The government says goods would not have to pay tariffs, import VAT or excise duty until they leave the freeport and enter the domestic UK market, with simplified customs procedures and declarations.

Tax incentives could include business rate discounts, stamp duty reductions, research and development tax credits, reduced requirements for employers to play national insurance, and bigger capital allowances.

Local planning authorities could also have their powers reduced to suit international business. The government says the policy is “a key part of delivering our ambition to level up the economy across the country.”

Speaking on Wednesday at the Commons international trade committee, Catherine Barnar, a professor of EU law at Cambridge University, told MPs that the previous iteration of the policy had ended because they were no longer deemed necessary.

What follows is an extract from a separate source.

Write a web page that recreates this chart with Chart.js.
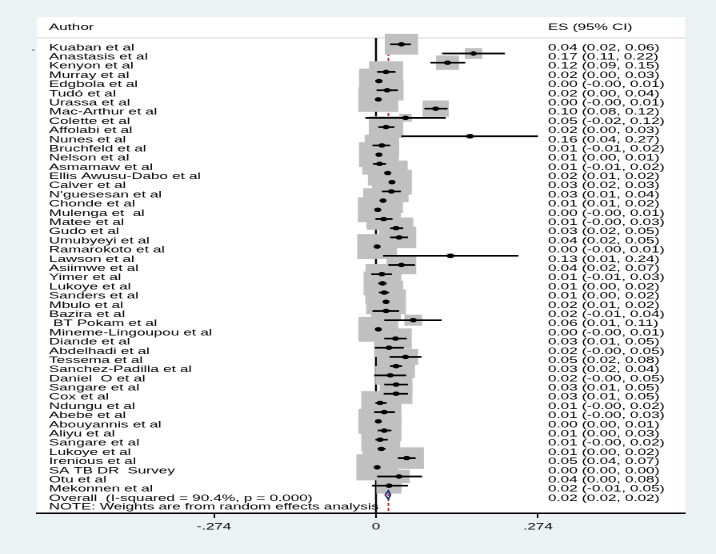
<!DOCTYPE html>
<html><head><meta charset="utf-8">
<script src="https://cdn.jsdelivr.net/npm/chart.js@4/dist/chart.umd.min.js"></script>
<style>
html,body{margin:0;padding:0;background:#eaf2f3;overflow:hidden;width:716px;height:554px;}
#wrap{position:absolute;left:0;top:0;width:448px;height:554px;transform:scaleX(1.6);transform-origin:0 0;}
</style></head><body>
<div id="wrap"><canvas id="c"></canvas></div>
<script>
// ---------- data ----------
const authors = ["Kuaban et al","Anastasis et al","Kenyon et al","Murray et al","Edgbola et al","Tudó et al","Urassa et al","Mac-Arthur et al","Colette et al","Affolabi et al","Nunes et al","Bruchfeld et al","Nelson et al","Asmamaw et al","Ellis Awusu-Dabo et al","Calver et al","N'guesesan et al","Chonde et al","Mulenga et  al","Matee et al","Gudo et al","Umubyeyi et al","Ramarokoto et al","Lawson et al","Asiimwe et al","Yimer et al","Lukoye et al","Sanders et al","Mbulo et al","Bazira et al"," BT Pokam et al","Mineme-Lingoupou et al","Diande et al","Abdelhadi et al","Tessema et al","Sanchez-Padilla et al","Daniel  O et al","Sangare et al","Cox et al","Ndungu et al","Abebe et al","Abouyannis et al","Aliyu et al","Sangare et al","Lukoye et al","Irenious et al","SA TB DR  Survey","Otu et al","Mekonnen et al"];
const es     = [0.043,0.165,0.121,0.017,0.005,0.019,0.004,0.101,0.050,0.017,0.159,0.010,0.005,0.006,0.020,0.027,0.026,0.012,0.003,0.013,0.034,0.039,0.002,0.126,0.043,0.010,0.011,0.014,0.017,0.017,0.063,0.004,0.033,0.022,0.050,0.034,0.024,0.034,0.034,0.007,0.014,0.004,0.014,0.007,0.009,0.052,0.002,0.039,0.022];
const ciLow  = [0.024,0.112,0.092,0.002,-0.001,0.001,-0.001,0.082,-0.018,0.004,0.043,-0.006,0.001,-0.005,0.014,0.022,0.010,0.008,-0.001,-0.001,0.024,0.024,-0.001,0.012,0.021,-0.008,0.004,0.005,0.012,-0.006,0.014,-0.001,0.014,-0.002,0.023,0.024,-0.003,0.014,0.013,-0.001,-0.003,0.001,0.003,-0.001,0.003,0.037,0.001,0.002,-0.007];
const ciHigh = [0.059,0.218,0.151,0.033,0.011,0.037,0.009,0.121,0.118,0.031,0.274,0.024,0.009,0.017,0.024,0.031,0.042,0.017,0.007,0.028,0.046,0.054,0.006,0.241,0.066,0.027,0.018,0.022,0.022,0.039,0.111,0.009,0.052,0.047,0.077,0.044,0.051,0.054,0.054,0.018,0.032,0.008,0.026,0.020,0.016,0.067,0.003,0.078,0.054];
const weights = [2.02,0.55,0.98,2.12,2.90,1.95,2.90,1.26,0.29,2.17,0.11,2.17,2.90,2.17,2.90,2.90,2.17,2.90,2.90,2.17,2.17,2.17,2.90,0.11,1.62,1.95,2.62,2.62,2.90,1.62,0.58,2.90,1.95,1.62,1.17,2.62,1.62,1.95,1.95,2.62,2.17,2.90,2.17,2.62,2.62,2.17,3.18,0.84,1.17];
const esText = ["0.04 (0.02, 0.06)","0.17 (0.11, 0.22)","0.12 (0.09, 0.15)","0.02 (0.00, 0.03)","0.00 (-0.00, 0.01)","0.02 (0.00, 0.04)","0.00 (-0.00, 0.01)","0.10 (0.08, 0.12)","0.05 (-0.02, 0.12)","0.02 (0.00, 0.03)","0.16 (0.04, 0.27)","0.01 (-0.01, 0.02)","0.01 (0.00, 0.01)","0.01 (-0.01, 0.02)","0.02 (0.01, 0.02)","0.03 (0.02, 0.03)","0.03 (0.01, 0.04)","0.01 (0.01, 0.02)","0.00 (-0.00, 0.01)","0.01 (-0.00, 0.03)","0.03 (0.02, 0.05)","0.04 (0.02, 0.05)","0.00 (-0.00, 0.01)","0.13 (0.01, 0.24)","0.04 (0.02, 0.07)","0.01 (-0.01, 0.03)","0.01 (0.00, 0.02)","0.01 (0.00, 0.02)","0.02 (0.01, 0.02)","0.02 (-0.01, 0.04)","0.06 (0.01, 0.11)","0.00 (-0.00, 0.01)","0.03 (0.01, 0.05)","0.02 (-0.00, 0.05)","0.05 (0.02, 0.08)","0.03 (0.02, 0.04)","0.02 (-0.00, 0.05)","0.03 (0.01, 0.05)","0.03 (0.01, 0.05)","0.01 (-0.00, 0.02)","0.01 (-0.00, 0.03)","0.00 (0.00, 0.01)","0.01 (0.00, 0.03)","0.01 (-0.00, 0.02)","0.01 (0.00, 0.02)","0.05 (0.04, 0.07)","0.00 (0.00, 0.00)","0.04 (0.00, 0.08)","0.02 (-0.01, 0.05)"];
const overallLabel = "Overall  (I-squared = 90.4%, p = 0.000)";
const overallES = 0.021, overallLow = 0.0155, overallHigh = 0.0245;
const overallText = "0.02 (0.02, 0.02)";
const noteText = "NOTE: Weights are from random effects analysis";
const headerLabels = ["Author", "ES (95% CI)"];
const tickValues = [-0.274, 0, 0.274];
const tickLabels = ["-.274", "0", ".274"];

// ---------- layout constants ----------
const nStudies = authors.length;
const overallRow = nStudies, noteRow = nStudies + 1;
const yMin = -2.969, yMax = 50.97, headerRow = -2.21, ruleRow = -0.685;
const xMin = -0.5734, xMax = 0.5227;
const authorColX = -0.553, esColX = 0.291, strayX = -0.5836;
const boxK = 14.6;
const FONT = '9.5px "Liberation Sans", Arial, Helvetica, sans-serif';

// ---------- datasets ----------
const rows = authors.map((_, i) => i);
const boxData = rows.map(i => ({x: es[i], y: i}));
const dotData = rows.map(i => ({x: es[i], y: i}));
const ciData = [];
rows.forEach(i => { ciData.push({x: ciLow[i], y: i}, {x: ciHigh[i], y: i}, {x: null, y: null}); });
const dh = 0.45;
const diamondData = [
  {x: overallLow, y: overallRow}, {x: overallES, y: overallRow - dh},
  {x: overallHigh, y: overallRow}, {x: overallES, y: overallRow + dh},
  {x: overallLow, y: overallRow}
];

const textPlugin = {
  id: 'forestText',
  beforeDraw(chart) {
    const {ctx, chartArea: a, scales: {y}} = chart;
    ctx.save();
    ctx.fillStyle = '#ffffff';
    ctx.fillRect(a.left, a.top, a.right - a.left, a.bottom - a.top);
    const hy = y.getPixelForValue(ruleRow);
    ctx.strokeStyle = '#d4d8d8'; ctx.lineWidth = 1;
    ctx.beginPath(); ctx.moveTo(a.left, hy); ctx.lineTo(a.right, hy); ctx.stroke();
    ctx.restore();
  },
  afterDatasetsDraw(chart) {
    const {ctx, scales: {x, y}} = chart;
    ctx.save();
    ctx.font = FONT; ctx.fillStyle = '#000'; ctx.textBaseline = 'alphabetic'; ctx.textAlign = 'left';
    const ax = x.getPixelForValue(authorColX), ex = x.getPixelForValue(esColX);
    const off = 6;
    ctx.fillText(headerLabels[0], ax, y.getPixelForValue(headerRow) + off);
    ctx.fillText(headerLabels[1], ex, y.getPixelForValue(headerRow) + off);
    rows.forEach(i => {
      const py = y.getPixelForValue(i) + off;
      ctx.fillText(authors[i], ax, py);
      ctx.fillText(esText[i], ex, py);
    });
    ctx.fillText('.', x.getPixelForValue(strayX), y.getPixelForValue(0) + off);
    ctx.fillText(overallLabel, ax, y.getPixelForValue(overallRow) + off);
    ctx.fillText(overallText, ex, y.getPixelForValue(overallRow) + off);
    ctx.fillText(noteText, ax, y.getPixelForValue(noteRow) + off - 0.5);
    ctx.restore();
  }
};

new Chart(document.getElementById('c'), {
  type: 'scatter',
  data: {
    datasets: [
      { label: 'null', data: [{x: 0, y: ruleRow}, {x: 0, y: yMax}], showLine: true,
        borderColor: '#000', borderWidth: 1.25, pointRadius: 0, order: 5 },
      { label: 'overall line', data: [{x: overallES, y: ruleRow}, {x: overallES, y: yMax}], showLine: true,
        borderColor: '#b22a2a', borderWidth: 1, borderDash: [3, 2], pointRadius: 0, order: 4 },
      { label: 'boxes', data: boxData, pointStyle: 'rect', backgroundColor: '#c0c0c0', borderWidth: 0,
        pointRadius: ctx => boxK * Math.sqrt(weights[ctx.dataIndex]) / Math.SQRT2, order: 3 },
      { label: 'ci', data: ciData, showLine: true, spanGaps: false, borderColor: '#000',
        borderWidth: 1.7, pointRadius: 0, order: 2 },
      { label: 'es', data: dotData, pointStyle: 'circle', pointRadius: 2.2, backgroundColor: '#000',
        borderWidth: 0, order: 1 },
      { label: 'overall', data: diamondData, showLine: true, borderColor: '#1f2a7a', borderWidth: 1.1,
        pointRadius: 0, order: 0 }
    ]
  },
  options: {
    responsive: true, maintainAspectRatio: false, animation: false, devicePixelRatio: 2,
    layout: { autoPadding: false, padding: { left: 23.125, right: 19.875, top: 17, bottom: 15 } },
    plugins: { legend: { display: false }, tooltip: { enabled: false } },
    scales: {
      x: {
        type: 'linear', min: xMin, max: xMax,
        afterBuildTicks: s => { s.ticks = tickValues.map(v => ({value: v})); },
        afterFit: s => { s.height = 26; },
        ticks: { callback: (v, i) => tickLabels[i], color: '#000', padding: 3, autoSkip: false, maxRotation: 0,
          font: { family: '"Liberation Sans", Arial, Helvetica, sans-serif', size: 9.5 } },
        grid: { drawOnChartArea: false, drawTicks: true, tickLength: 5, color: '#000', lineWidth: 1 },
        border: { display: true, color: '#000', width: 1.5 }
      },
      y: { type: 'linear', min: yMin, max: yMax, reverse: true, display: false }
    }
  },
  plugins: [textPlugin]
});
</script>
</body></html>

“There was a sense that they’d rather run out of steam, that we have become more modern in terms of our delivery of customs and could do the work without the freeports,” she said.

Giving evidence to the same committee, the owners of various ports however welcomed the various tax advantages their users might be given.

The relatively limited advantages of freeports mirror other disappointing prospects of government trade policies. The Treasury admitted earlier this year that a planned free trade agreement with the United States would likely have a tiny effect on GDP of just 0.16 per cent. In April the UK economy shrunk by 20.4 per cent in a single month.

Similar planned deals with Australia and New Zealand would have likely essentially zero effect on GDP, another government analysis said.

The government says it needs to leave the EU’s customs union to sign the deals.